Yes, this past week I escaped- escaped from all the lies I allowed the world to feed me, and was forced to truely see myself. God gave me this week to reflect of who I have been and who I should be... what I am capable of achieving. As I sat in the small coffee shop, Hume Bean, with God's glory surrounding me, I jumped off the cliff I was trapped on and fell through my sick mind. Spiraling through my thoughts, I was able to truely see who I was and what a fake I have been.

This whole time, I have been playing at a masquerade ball, dancing with deception and hiding behind a captivating dress of falseness. All this time, I allowed myself to believe that the mask I was wearing could hide my troubles and mess ups.
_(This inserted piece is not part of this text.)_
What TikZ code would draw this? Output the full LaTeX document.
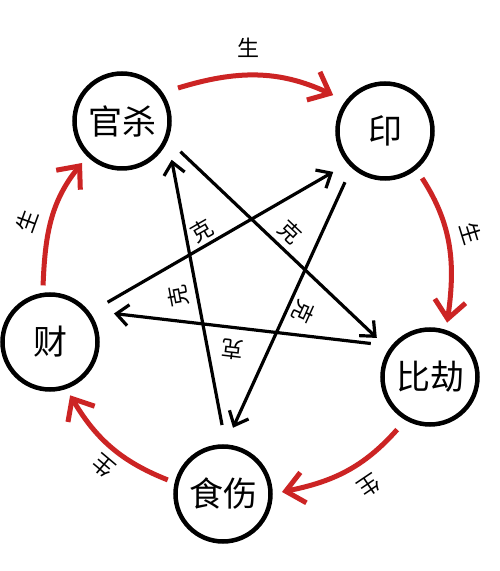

I was drowning in the ocean of my own mendacity. The waves came crashing down, and I was to tired to continue to swim under the crashing waves of my falsehood. I was chocking on my own dishonesty.

The clock struck twelve, and Cinderella was expossed as the soiled maid she truely was. As my mask fell from my face and shattered on the door, the waves stopped tossing and the storm calmed.

How is it that something that appears to be so easy is incredibly difficult? All God was asking me to do was admitt to my denial and trust Him.. He just wanted to see me as I truely am... no more lies. I had gotten so used to watching history repeat itself. I was so used to allowing myself to get hurt that I could not see the true beauty that was stairing me in the face.

Up at Hume, I met God face to face... without my mask to hide the true repulsiveness that I am. In his eyes, I found the back door to the universe, and saw truth in the constellation of His heart.

All God wanted was me... He wanted me. Even with all my filth, sins, and confusion, God wanted to love me. So God, I come. Take me. All of me. I want to be Yours... and only yours. I come empty handed and broken. But Father God, I trust You. I want Your love to be enough. Jesus... You are enough. You are.